According to this coalition, the beaching method is unable to ensure containment of pollutants and to guarantee occupational safety.
In addition, the NGO Shipbreaking Platform said ECSA has been echoing “the yard owners’ one-sided account of working and living conditions in Alang”.
“There are no solutions provided to the serious concerns we have raised with ECSA, and no demands for improvement. The true intent is to gain support for the most convenient solution for ship owners: the continuation of the low-cost method of beaching that allows for maximum profit for shipping lines,” Patrizia Heidegger, Executive Director of the NGO Shipbreaking Platform, said.
The damaging environmental impacts of breaking ships in the intertidal zone of a beach are well-known – slag, toxic paint particles and debris including metal scrap and plastics are released into the environment when the ship is torched and large metal pieces are simply dropped onto the sand or into the sea, the coalition said.
Namely, all yards in Alang conduct the primary cutting of the ship in the intertidal zone. ECSA argues that pollution in the intertidal zone can be controlled by only letting ‘clean’ blocks fall into the sea or onto the beach.
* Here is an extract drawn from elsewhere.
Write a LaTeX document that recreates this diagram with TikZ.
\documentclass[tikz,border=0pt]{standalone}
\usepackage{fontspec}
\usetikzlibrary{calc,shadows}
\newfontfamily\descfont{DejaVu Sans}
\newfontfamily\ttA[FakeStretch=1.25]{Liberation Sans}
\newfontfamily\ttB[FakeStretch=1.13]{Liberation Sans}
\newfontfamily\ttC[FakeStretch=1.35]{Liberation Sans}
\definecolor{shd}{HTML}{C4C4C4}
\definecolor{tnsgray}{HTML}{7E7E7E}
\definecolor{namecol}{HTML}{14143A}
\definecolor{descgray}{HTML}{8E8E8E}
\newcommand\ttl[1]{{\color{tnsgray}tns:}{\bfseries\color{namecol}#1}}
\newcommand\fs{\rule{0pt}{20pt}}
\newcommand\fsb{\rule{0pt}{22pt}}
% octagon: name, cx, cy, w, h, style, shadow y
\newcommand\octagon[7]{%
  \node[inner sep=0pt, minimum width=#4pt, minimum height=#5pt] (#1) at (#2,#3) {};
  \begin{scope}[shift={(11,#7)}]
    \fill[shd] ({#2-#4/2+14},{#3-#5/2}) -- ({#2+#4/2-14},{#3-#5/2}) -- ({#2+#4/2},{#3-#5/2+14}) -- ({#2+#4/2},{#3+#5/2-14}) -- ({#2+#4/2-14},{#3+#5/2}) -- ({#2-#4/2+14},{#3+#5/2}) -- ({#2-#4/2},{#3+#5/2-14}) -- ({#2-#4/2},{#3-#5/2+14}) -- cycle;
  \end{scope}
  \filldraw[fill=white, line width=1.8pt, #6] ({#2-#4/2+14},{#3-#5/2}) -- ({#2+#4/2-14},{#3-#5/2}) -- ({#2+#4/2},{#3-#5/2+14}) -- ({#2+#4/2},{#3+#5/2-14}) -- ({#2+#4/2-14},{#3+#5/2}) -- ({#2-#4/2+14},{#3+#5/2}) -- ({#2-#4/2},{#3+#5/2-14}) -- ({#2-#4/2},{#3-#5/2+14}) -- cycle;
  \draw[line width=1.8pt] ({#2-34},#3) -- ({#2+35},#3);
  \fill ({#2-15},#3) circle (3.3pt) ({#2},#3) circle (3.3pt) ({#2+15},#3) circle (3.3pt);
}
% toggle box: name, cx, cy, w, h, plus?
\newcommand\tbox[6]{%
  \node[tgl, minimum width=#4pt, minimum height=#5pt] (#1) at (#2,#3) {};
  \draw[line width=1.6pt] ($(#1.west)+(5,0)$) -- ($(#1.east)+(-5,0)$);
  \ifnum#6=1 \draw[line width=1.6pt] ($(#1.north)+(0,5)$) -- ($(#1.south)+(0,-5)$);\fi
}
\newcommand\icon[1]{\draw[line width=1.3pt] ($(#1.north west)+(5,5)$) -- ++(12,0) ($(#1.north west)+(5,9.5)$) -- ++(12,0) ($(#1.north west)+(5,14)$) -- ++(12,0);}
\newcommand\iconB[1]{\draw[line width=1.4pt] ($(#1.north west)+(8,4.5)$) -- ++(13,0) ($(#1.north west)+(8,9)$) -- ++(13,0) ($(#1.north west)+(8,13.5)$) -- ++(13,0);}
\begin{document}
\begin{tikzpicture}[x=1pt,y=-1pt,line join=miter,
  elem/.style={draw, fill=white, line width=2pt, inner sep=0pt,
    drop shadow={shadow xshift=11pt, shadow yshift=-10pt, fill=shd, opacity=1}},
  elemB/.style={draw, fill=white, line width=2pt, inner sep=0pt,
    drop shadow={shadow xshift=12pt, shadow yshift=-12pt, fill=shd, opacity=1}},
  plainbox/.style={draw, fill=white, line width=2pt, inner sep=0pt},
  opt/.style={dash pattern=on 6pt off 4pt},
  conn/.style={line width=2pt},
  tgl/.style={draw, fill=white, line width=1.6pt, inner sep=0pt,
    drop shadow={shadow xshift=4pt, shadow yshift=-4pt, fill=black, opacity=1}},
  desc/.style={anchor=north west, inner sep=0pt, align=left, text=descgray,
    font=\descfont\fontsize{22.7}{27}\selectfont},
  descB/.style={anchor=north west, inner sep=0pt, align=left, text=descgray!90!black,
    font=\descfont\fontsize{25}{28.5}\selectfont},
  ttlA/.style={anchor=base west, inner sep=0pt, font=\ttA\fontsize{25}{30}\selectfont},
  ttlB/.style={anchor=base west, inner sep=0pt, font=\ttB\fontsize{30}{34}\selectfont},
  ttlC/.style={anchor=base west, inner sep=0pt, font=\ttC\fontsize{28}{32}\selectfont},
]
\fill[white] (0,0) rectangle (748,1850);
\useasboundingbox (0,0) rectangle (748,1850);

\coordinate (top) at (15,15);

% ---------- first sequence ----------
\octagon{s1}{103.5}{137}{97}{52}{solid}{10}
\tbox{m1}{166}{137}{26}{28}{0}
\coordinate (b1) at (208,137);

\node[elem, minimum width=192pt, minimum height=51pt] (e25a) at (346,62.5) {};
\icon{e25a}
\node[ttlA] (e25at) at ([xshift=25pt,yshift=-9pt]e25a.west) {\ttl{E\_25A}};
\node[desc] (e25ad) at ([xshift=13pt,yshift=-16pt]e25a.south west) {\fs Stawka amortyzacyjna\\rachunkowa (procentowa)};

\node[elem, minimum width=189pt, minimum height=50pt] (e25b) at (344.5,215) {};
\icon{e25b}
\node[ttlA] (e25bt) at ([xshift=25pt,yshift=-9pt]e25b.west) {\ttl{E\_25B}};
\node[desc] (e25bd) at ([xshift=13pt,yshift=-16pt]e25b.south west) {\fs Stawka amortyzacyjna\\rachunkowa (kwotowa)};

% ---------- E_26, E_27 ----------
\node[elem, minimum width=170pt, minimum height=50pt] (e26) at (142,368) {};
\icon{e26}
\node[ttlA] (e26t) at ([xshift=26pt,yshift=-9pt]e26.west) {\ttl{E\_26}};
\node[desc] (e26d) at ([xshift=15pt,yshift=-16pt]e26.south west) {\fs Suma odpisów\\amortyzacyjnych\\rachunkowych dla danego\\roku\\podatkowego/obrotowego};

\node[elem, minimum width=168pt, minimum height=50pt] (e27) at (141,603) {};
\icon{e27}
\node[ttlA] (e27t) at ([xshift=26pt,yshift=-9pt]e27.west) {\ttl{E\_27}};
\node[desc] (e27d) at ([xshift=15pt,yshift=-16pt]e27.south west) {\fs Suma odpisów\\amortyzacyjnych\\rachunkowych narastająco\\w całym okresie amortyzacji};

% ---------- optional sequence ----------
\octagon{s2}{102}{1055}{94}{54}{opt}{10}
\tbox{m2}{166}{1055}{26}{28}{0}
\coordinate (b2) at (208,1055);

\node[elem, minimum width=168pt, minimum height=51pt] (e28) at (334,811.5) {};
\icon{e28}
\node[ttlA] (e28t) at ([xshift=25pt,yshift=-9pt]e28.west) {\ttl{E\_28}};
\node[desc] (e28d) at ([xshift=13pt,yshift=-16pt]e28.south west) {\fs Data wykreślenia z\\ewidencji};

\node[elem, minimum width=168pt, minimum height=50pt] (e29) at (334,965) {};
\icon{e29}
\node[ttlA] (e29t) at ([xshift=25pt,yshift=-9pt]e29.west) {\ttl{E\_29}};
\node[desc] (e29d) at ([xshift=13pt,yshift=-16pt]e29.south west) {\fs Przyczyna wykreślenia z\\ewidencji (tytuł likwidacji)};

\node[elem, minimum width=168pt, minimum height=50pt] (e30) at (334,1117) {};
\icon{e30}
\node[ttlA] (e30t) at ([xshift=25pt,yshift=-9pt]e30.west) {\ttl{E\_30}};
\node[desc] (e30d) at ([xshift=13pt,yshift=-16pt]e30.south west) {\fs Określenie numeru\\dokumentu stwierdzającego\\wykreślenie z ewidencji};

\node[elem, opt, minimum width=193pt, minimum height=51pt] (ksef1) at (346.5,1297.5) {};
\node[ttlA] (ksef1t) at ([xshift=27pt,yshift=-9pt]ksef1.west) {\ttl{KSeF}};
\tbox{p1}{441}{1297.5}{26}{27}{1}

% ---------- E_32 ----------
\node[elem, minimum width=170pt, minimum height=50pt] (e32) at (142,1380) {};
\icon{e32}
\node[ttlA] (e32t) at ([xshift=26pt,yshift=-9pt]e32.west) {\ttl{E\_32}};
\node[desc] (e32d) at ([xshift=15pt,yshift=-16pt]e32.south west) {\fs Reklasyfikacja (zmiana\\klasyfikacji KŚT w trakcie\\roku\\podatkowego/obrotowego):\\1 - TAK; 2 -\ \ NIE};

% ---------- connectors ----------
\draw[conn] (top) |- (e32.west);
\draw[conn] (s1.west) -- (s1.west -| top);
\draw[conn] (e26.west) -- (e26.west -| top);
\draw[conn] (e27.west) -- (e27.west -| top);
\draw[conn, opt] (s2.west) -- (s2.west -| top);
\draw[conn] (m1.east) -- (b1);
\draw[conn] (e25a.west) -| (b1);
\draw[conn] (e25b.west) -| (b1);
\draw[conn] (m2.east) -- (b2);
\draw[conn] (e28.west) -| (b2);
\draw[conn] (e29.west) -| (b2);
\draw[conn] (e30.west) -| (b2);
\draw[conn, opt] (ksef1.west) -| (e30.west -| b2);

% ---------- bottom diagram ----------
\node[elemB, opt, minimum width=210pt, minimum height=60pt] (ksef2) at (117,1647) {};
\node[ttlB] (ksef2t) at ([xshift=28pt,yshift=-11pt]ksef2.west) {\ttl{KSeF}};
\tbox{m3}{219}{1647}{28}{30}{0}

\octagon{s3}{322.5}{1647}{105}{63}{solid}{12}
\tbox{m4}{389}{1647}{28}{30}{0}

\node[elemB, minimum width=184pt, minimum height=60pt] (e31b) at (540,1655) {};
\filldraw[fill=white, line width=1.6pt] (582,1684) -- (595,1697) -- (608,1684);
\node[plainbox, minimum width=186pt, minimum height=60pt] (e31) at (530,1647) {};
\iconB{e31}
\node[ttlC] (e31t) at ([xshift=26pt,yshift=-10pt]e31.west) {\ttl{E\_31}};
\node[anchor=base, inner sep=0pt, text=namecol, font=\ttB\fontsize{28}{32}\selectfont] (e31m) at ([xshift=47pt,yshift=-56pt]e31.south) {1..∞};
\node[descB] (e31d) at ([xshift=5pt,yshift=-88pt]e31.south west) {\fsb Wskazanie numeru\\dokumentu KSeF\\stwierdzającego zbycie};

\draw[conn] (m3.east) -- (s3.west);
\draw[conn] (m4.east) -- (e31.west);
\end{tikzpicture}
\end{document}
However, ECSA does not explain how blocks are actually ‘cleaned’ and where the chemicals necessary in this process end up, the coalition said in the response.
The contamination by toxic anti-fouling paints that are accumulated in the sediments is completely ignored by ECSA, as are the difficulties of preventing and remediating oil spills in the intertidal zone, according to NGO Shipbreaking Platform.
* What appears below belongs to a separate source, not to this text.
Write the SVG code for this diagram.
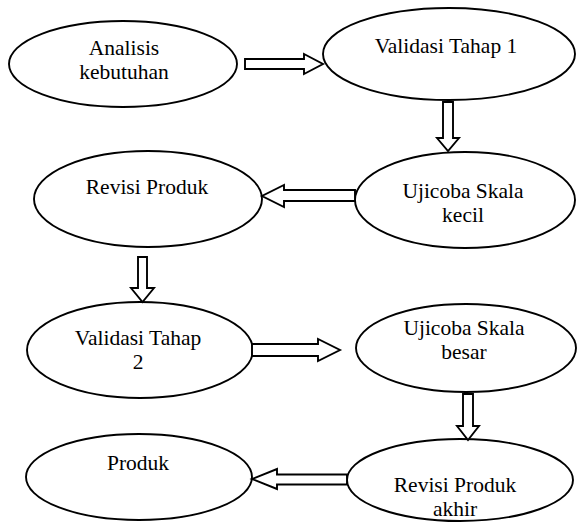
<svg xmlns="http://www.w3.org/2000/svg" width="578" height="522" viewBox="0 0 578 522">
<style>
.node ellipse{fill:#fff;stroke:#000;stroke-width:1.9}
.node text{font-family:"Liberation Serif","Times New Roman",serif;font-size:21.5px;fill:#000;text-anchor:middle}
.conn polygon{fill:#fff;stroke:#000;stroke-width:1.9;stroke-linejoin:miter}
</style>
<rect width="578" height="522" fill="#fff"/>
<g id="n1" class="node"><ellipse cx="123" cy="64" rx="114" ry="43"/><text x="124" y="55">Analisis</text><text x="124" y="79">kebutuhan</text></g>
<g id="n2" class="node"><ellipse cx="449" cy="54" rx="126" ry="46"/><text x="446" y="53">Validasi Tahap 1</text></g>
<g id="n3" class="node"><ellipse cx="465" cy="200" rx="110" ry="48"/><text x="463" y="198">Ujicoba Skala</text><text x="463" y="222">kecil</text></g>
<g id="n4" class="node"><ellipse cx="148" cy="199" rx="114" ry="48"/><text x="147" y="194">Revisi Produk</text></g>
<g id="n5" class="node"><ellipse cx="140" cy="350" rx="113" ry="48"/><text x="138" y="345">Validasi Tahap</text><text x="138" y="369">2</text></g>
<g id="n6" class="node"><ellipse cx="466" cy="348" rx="110" ry="44"/><text x="464" y="335">Ujicoba Skala</text><text x="464" y="359">besar</text></g>
<g id="n7" class="node"><ellipse cx="460" cy="480" rx="113" ry="41"/><text x="455" y="492">Revisi Produk</text><text x="455" y="516">akhir</text></g>
<g id="n8" class="node"><ellipse cx="139" cy="477" rx="113" ry="43"/><text x="138" y="470">Produk</text></g>
<g id="connectors" class="conn">
<polygon points="245,59 304,59 304,54 323,64 304,74 304,69 245,69"/>
<polygon points="443,102 453,102 453,138 459,138 448,151 437,138 443,138"/>
<polygon points="355,190 284,190 284,185 262,196 284,207 284,201 355,201"/>
<polygon points="138,257 147,257 147,288 154,288 142.5,302 131,288 138,288"/>
<polygon points="252,344 318,344 318,339 340,350 318,361 318,356 252,356"/>
<polygon points="463,394 473,394 473,426 479,426 468,440 457,426 463,426"/>
<polygon points="347,474.5 277,474.5 277,469 252,479 277,489 277,484.5 347,484.5"/>
</g>
</svg>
“Even though the association knows that Indian law allows for the resale of asbestos-containing material and that there is no incinerator for PCBs in India, ECSA simply trusts that the yard owners will ensure environmentally sound waste management on a voluntary basis, even if this creates higher costs for the yards,” the coalition said.
ECSA did not consult trade unions or researches who have looked into these qustions, but it “blindly trust the yard owners who misleadingly portray obligations they actually have as employers under Indian law anyway as laudable corporate social responsibility,” the coalition added.
Moreover, ECSA failed to put in focus workers’ welfare and the fact that there is no functional hospital in the close vicinity of Alang, but only a rudimentary first aid center, according to the coalition.
“If European ship owners really want to be a driving force for sustainable development in India then why do they not ensure investment in and knowledge transfer for state-of-the-art ship recycling off the beach?” Heidegger said.